* Prompt
Starting at the first line of the data, please print exactly those lines through the one that holds "0.157, 0.353, 0.746]", omitting every picture.

* Raw data

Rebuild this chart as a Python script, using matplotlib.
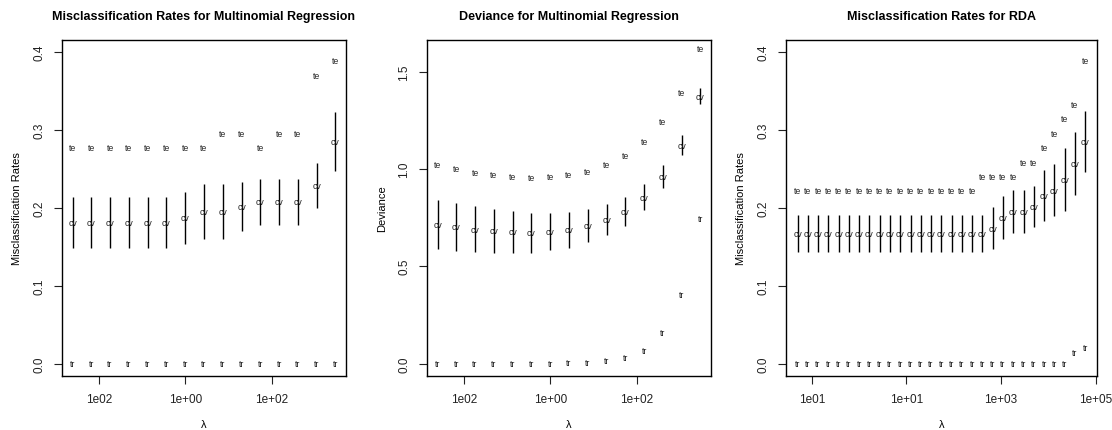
## three panels: misclassification / deviance along the lambda path

import numpy as np
import matplotlib
matplotlib.use('Agg')
import matplotlib.pyplot as plt

plt.rcParams['font.family'] = ['Liberation Sans', 'DejaVu Sans']

## data
# multinomial regression, lambda = exp(logLam1)
logLam1 = [-6, -5, -4, -3, -2, -1, 0, 1, 2, 3, 4, 5, 6, 7, 8]

# misclassification rates
te1 = [0.278, 0.278, 0.278, 0.278, 0.278, 0.278, 0.278, 0.278, 0.296, 0.296, 0.278, 0.296, 0.296, 0.370, 0.389]
cv1 = [0.181, 0.181, 0.181, 0.181, 0.181, 0.181, 0.1875, 0.195, 0.195, 0.2015, 0.208, 0.208, 0.208, 0.229, 0.285]
se1 = [0.0327, 0.0327, 0.0327, 0.0327, 0.0327, 0.0327, 0.0335, 0.035, 0.035, 0.0317, 0.0296, 0.0296, 0.0296, 0.029, 0.0375]
tr1 = [0, 0, 0, 0, 0, 0, 0, 0, 0, 0, 0, 0, 0, 0, 0]

# deviance
te2 = [1.024, 1.002, 0.981, 0.973, 0.962, 0.957, 0.962, 0.973, 0.986, 1.024, 1.070, 1.140, 1.245, 1.395, 1.618]
cv2 = [0.716, 0.702, 0.690, 0.682, 0.677, 0.673, 0.678, 0.688, 0.709, 0.738, 0.783, 0.854, 0.960, 1.122, 1.374]
se2 = [0.125, 0.122, 0.117, 0.112, 0.107, 0.103, 0.096, 0.093, 0.085, 0.080, 0.074, 0.066, 0.060, 0.052, 0.041]
tr2 = [0, 0, 0, 0, 0, 0, 0, 0.003, 0.004, 0.014, 0.031, 0.065, 0.157, 0.353, 0.746]

# RDA, lambda = exp(logLam3)
logLam3 = [-3, -2.5, -2, -1.5, -1, -0.5, 0, 0.5, 1, 1.5, 2, 2.5, 3, 3.5, 4, 4.5, 5,
           5.5, 6, 6.5, 7, 7.5, 8, 8.5, 9, 9.5, 10, 10.5, 11]
te3 = [0.2226, 0.2226, 0.2226, 0.2226, 0.2226, 0.2226, 0.2226, 0.2226, 0.2226, 0.2226,
       0.2226, 0.2226, 0.2226, 0.2226, 0.2226, 0.2226, 0.2226, 0.2226, 0.2406, 0.2406,
       0.2406, 0.2406, 0.2585, 0.2585, 0.2778, 0.2955, 0.3148, 0.333, 0.389]
cv3 = [0.1668, 0.1668, 0.1668, 0.1668, 0.1668, 0.1668, 0.1668, 0.1668, 0.1668, 0.1668,
       0.1668, 0.1668, 0.1668, 0.1668, 0.1668, 0.1668, 0.1668, 0.1668, 0.1668, 0.1735,
       0.1877, 0.1952, 0.1952, 0.2018, 0.2157, 0.2225, 0.2367, 0.2570, 0.2850]
se3 = [0.0235, 0.0235, 0.0235, 0.0235, 0.0235, 0.0235, 0.0235, 0.0235, 0.0235, 0.0235,
       0.0235, 0.0235, 0.0235, 0.0235, 0.0235, 0.0235, 0.0235, 0.0235, 0.0235, 0.027,
       0.0278, 0.028, 0.028, 0.0261, 0.0329, 0.0333, 0.0406, 0.0406, 0.0389]
tr3 = [0, 0, 0, 0, 0, 0, 0, 0, 0, 0, 0, 0, 0, 0, 0, 0, 0, 0, 0, 0, 0, 0, 0, 0, 0, 0, 0, 0.0137, 0.021]

# tick labels as printed
xt1 = [1e-2, 1e0, 1e2]
xtl1 = ['1e02', '1e+00', '1e+02']
xt3 = [1e-1, 1e1, 1e3, 1e5]
xtl3 = ['1e01', '1e+01', '1e+03', '1e+05']

## figure
W, H = 1112, 431
fig = plt.figure(figsize=(W / 100, H / 100), dpi=100)

def box(x0, x1, y0=40.7, y1=377):
    # pixel box -> figure fractions
    return [x0 / W, 1 - y1 / H, (x1 - x0) / W, (y1 - y0) / H]

def panel(rect, logLam, te, cv, se, tr, ylim, yticks, xt, xtl, title, ylab):
    ax = fig.add_axes(rect)
    lam = np.exp(np.array(logLam))
    cv = np.array(cv)
    se = np.array(se)
    ax.set_xscale('log')
    ax.vlines(lam, cv - se, cv + se, colors='black', linewidth=1.0)
    for x, a, b, c in zip(lam, te, cv, tr):
        ax.text(x, a, 'te', fontsize=6.3, ha='center', va='center', color='#222222')
        ax.text(x, b, 'cv', fontsize=6.3, ha='center', va='center', color='#222222')
        ax.text(x, c, 'tr', fontsize=6.3, ha='center', va='center', color='#222222')
    # R style 4% padding on log x
    lo, hi = np.log10(lam[0]), np.log10(lam[-1])
    pad = 0.04 * (hi - lo)
    ax.set_xlim(10 ** (lo - pad), 10 ** (hi + pad))
    ax.set_ylim(ylim)
    ax.set_xticks(xt)
    ax.set_xticklabels(xtl)
    ax.minorticks_off()
    ax.set_yticks(yticks)
    ax.set_yticklabels(['%.1f' % v for v in yticks], rotation=90, va='center')
    ax.tick_params(direction='out', length=6, width=0.8, labelsize=8.5, pad=6, colors='#222222')
    for s in ax.spines.values():
        s.set_linewidth(1.0)
    ax.set_title(title, fontsize=9, fontweight='bold', pad=15)
    ax.set_xlabel('λ', fontsize=8, labelpad=10)
    ax.set_ylabel(ylab, fontsize=8, labelpad=8)
    return ax

panel(box(62, 346), logLam1, te1, cv1, se1, tr1, (-0.016, 0.416), [0.0, 0.1, 0.2, 0.3, 0.4],
      xt1, xtl1, 'Misclassification Rates for Multinomial Regression', 'Misclassification Rates')
panel(box(427, 711), logLam1, te2, cv2, se2, tr2, (-0.064, 1.664), [0.0, 0.5, 1.0, 1.5],
      xt1, xtl1, 'Deviance for Multinomial Regression', 'Deviance')
panel(box(786, 1096.7), logLam3, te3, cv3, se3, tr3, (-0.016, 0.416), [0.0, 0.1, 0.2, 0.3, 0.4],
      xt3, xtl3, 'Misclassification Rates for RDA', 'Misclassification Rates')

fig.savefig('out.png', dpi=100)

* Response to this task
Rebuild this chart as a Python script, using matplotlib.
## three panels: misclassification / deviance along the lambda path

import numpy as np
import matplotlib
matplotlib.use('Agg')
import matplotlib.pyplot as plt

plt.rcParams['font.family'] = ['Liberation Sans', 'DejaVu Sans']

## data
# multinomial regression, lambda = exp(logLam1)
logLam1 = [-6, -5, -4, -3, -2, -1, 0, 1, 2, 3, 4, 5, 6, 7, 8]

# misclassification rates
te1 = [0.278, 0.278, 0.278, 0.278, 0.278, 0.278, 0.278, 0.278, 0.296, 0.296, 0.278, 0.296, 0.296, 0.370, 0.389]
cv1 = [0.181, 0.181, 0.181, 0.181, 0.181, 0.181, 0.1875, 0.195, 0.195, 0.2015, 0.208, 0.208, 0.208, 0.229, 0.285]
se1 = [0.0327, 0.0327, 0.0327, 0.0327, 0.0327, 0.0327, 0.0335, 0.035, 0.035, 0.0317, 0.0296, 0.0296, 0.0296, 0.029, 0.0375]
tr1 = [0, 0, 0, 0, 0, 0, 0, 0, 0, 0, 0, 0, 0, 0, 0]

# deviance
te2 = [1.024, 1.002, 0.981, 0.973, 0.962, 0.957, 0.962, 0.973, 0.986, 1.024, 1.070, 1.140, 1.245, 1.395, 1.618]
cv2 = [0.716, 0.702, 0.690, 0.682, 0.677, 0.673, 0.678, 0.688, 0.709, 0.738, 0.783, 0.854, 0.960, 1.122, 1.374]
se2 = [0.125, 0.122, 0.117, 0.112, 0.107, 0.103, 0.096, 0.093, 0.085, 0.080, 0.074, 0.066, 0.060, 0.052, 0.041]
tr2 = [0, 0, 0, 0, 0, 0, 0, 0.003, 0.004, 0.014, 0.031, 0.065, 0.157, 0.353, 0.746]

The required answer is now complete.